Copy out the lines that include the word "this".

→ **Data shown**:
###

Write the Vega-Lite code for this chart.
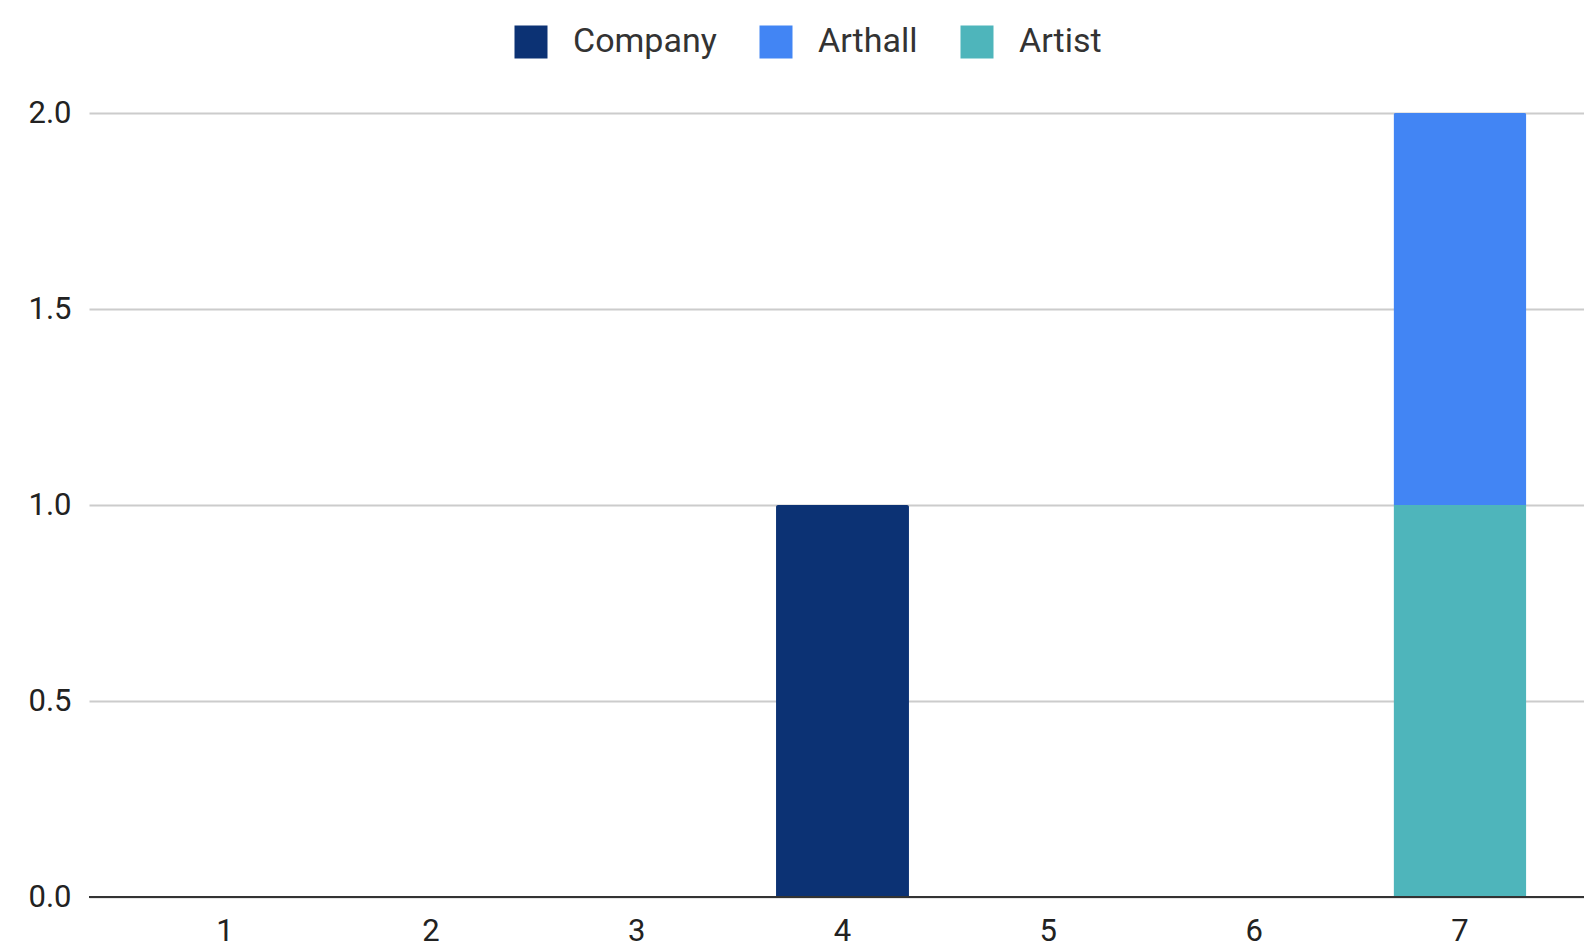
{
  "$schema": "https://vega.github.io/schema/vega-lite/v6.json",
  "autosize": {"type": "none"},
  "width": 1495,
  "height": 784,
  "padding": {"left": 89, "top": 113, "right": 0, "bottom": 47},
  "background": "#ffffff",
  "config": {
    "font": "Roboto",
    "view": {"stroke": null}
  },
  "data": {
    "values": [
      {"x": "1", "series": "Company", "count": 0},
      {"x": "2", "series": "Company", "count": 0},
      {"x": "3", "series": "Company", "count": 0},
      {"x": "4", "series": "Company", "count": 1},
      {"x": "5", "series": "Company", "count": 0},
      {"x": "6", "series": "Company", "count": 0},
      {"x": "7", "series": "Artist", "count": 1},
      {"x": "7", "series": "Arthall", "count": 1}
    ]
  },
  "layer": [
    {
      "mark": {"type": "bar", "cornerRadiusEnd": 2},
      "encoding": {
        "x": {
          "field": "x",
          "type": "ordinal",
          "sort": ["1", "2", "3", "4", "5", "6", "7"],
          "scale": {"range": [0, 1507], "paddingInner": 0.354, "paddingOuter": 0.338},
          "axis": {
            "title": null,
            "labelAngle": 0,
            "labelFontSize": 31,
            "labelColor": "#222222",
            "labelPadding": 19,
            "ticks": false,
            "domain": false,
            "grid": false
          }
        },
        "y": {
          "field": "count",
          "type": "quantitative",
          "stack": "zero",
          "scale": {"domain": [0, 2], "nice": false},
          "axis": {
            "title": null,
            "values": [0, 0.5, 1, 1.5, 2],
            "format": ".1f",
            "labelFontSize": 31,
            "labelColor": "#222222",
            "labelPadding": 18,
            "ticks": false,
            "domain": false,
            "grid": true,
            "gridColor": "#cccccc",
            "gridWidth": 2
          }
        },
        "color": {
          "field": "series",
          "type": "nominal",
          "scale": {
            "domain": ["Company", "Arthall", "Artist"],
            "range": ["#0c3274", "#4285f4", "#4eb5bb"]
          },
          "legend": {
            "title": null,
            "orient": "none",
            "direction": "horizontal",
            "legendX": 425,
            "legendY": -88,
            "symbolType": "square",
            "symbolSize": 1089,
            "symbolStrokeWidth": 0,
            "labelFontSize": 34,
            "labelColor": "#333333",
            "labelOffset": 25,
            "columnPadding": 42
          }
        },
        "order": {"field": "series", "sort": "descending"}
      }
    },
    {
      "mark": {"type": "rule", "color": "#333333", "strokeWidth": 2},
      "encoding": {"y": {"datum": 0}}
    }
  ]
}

###

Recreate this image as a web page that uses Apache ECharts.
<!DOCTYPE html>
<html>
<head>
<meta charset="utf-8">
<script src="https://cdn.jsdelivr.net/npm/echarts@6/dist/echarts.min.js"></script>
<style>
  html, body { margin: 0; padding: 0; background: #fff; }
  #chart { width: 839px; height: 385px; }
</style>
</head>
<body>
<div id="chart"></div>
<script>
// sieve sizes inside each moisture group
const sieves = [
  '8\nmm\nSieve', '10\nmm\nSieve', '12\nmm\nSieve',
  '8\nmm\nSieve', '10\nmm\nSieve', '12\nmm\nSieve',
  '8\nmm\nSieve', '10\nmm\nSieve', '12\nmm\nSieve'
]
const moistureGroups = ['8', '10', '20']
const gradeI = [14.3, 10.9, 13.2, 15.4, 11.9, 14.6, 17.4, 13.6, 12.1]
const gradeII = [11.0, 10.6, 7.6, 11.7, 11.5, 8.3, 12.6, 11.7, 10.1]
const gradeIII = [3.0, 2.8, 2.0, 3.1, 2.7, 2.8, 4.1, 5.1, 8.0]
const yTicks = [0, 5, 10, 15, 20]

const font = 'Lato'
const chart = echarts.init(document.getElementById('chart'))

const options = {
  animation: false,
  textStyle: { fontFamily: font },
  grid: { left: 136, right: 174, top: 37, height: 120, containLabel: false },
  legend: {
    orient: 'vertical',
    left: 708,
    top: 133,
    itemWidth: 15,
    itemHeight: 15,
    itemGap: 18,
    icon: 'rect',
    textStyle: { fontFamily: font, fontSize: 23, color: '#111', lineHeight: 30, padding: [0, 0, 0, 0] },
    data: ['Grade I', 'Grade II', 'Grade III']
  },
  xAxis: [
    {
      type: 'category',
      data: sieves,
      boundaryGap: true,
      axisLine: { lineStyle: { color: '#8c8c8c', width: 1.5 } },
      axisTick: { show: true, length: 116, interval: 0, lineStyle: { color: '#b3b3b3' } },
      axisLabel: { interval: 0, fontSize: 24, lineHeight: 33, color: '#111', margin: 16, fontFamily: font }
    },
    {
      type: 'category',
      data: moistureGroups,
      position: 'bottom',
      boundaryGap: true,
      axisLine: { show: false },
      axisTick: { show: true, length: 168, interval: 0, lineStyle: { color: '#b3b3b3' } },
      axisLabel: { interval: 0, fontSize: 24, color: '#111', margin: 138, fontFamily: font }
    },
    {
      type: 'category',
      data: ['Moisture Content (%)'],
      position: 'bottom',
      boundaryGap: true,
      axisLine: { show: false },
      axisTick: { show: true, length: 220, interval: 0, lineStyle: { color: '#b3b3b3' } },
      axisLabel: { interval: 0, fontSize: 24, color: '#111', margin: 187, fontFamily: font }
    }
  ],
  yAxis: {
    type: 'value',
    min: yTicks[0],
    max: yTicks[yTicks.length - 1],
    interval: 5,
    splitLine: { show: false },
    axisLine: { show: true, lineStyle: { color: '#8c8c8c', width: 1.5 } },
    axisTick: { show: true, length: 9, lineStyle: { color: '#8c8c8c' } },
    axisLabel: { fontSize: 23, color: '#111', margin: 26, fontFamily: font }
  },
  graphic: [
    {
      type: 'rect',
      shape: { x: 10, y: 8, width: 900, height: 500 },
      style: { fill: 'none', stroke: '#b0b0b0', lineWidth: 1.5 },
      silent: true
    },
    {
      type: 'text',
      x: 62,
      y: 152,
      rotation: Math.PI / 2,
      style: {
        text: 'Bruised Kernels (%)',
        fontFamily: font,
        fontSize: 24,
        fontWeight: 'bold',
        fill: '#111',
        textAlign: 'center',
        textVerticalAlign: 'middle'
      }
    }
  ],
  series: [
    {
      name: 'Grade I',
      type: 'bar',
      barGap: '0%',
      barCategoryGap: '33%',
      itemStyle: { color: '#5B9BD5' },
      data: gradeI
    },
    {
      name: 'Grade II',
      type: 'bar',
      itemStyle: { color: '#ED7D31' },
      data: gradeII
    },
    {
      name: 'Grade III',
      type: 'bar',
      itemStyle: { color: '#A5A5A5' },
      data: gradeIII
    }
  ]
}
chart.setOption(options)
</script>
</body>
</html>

###

→ **Answer for the task**:
Write the Vega-Lite code for this chart.
Recreate this image as a web page that uses Apache ECharts.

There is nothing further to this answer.